Ketua Pengurus Cabang Nahdlatul Ulama Kota Surabaya Ahmad Muhibbin Zuhri mengatakan, pemerintah dan aparat penegak hukum perlu mengambil sikap tegas dalam menghadapi beredarnya ujaran kebencian secara tertulis dan lisan yang dapat mengancam keamanan dan ketertiban masyarakat.

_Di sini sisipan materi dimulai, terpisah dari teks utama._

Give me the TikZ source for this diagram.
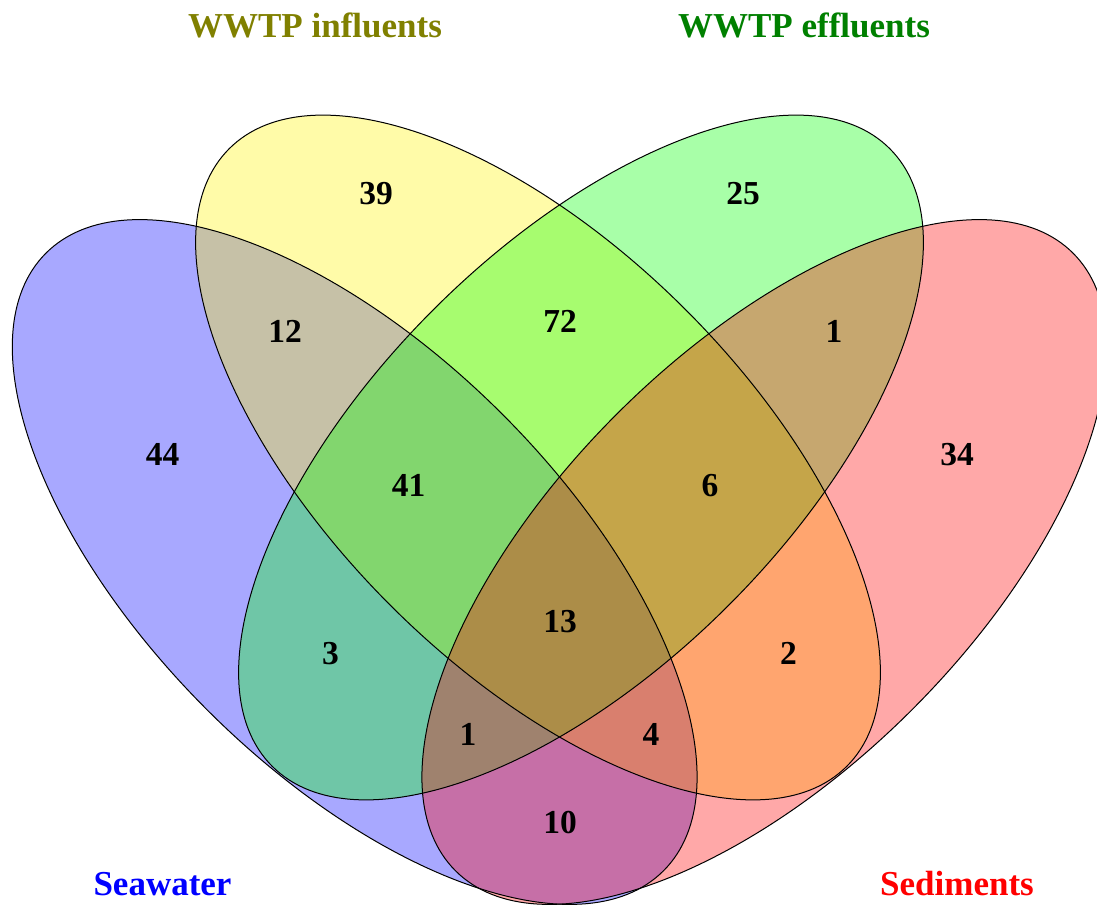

Menurut Kepala Kepolisian Resort Kota Besar Surabaya Muhammad Iqbal, pemahaman tentang empat pilar kebangsaan, yakni Pancasila, Bhinneka Tunggal Ika, Undang-Undang Dasar 1945, dan Negara Kesatuan Republik Indonesia, perlu diperkuat di kalangan generasi muda untuk mencegah tindakan radikalisme.
Pendidikan karakter
Presiden Joko Widodo meminta agar pendidikan karakter bangsa terus menjadi perhatian, khususnya bagi lembaga pendidikan. Pemahaman tentang jati diri bangsa penting untuk menjaga nilai-nilai toleransi di negara majemuk seperti Indonesia.
Untuk itu, kemarin, Presiden memanggil Menteri Agama Lukman Hakim Saifuddin, Menteri Pendidikan dan Kebudayaan Muhadjir Effendy, serta Menteri Riset, Teknologi dan Pendidikan Tinggi M Nasir ke Kompleks Istana Jakarta. “Pendidikan karakter menjadi perhatian semua pihak,” kata Lukman seusai menghadap presiden (SYA/NTA/DNE).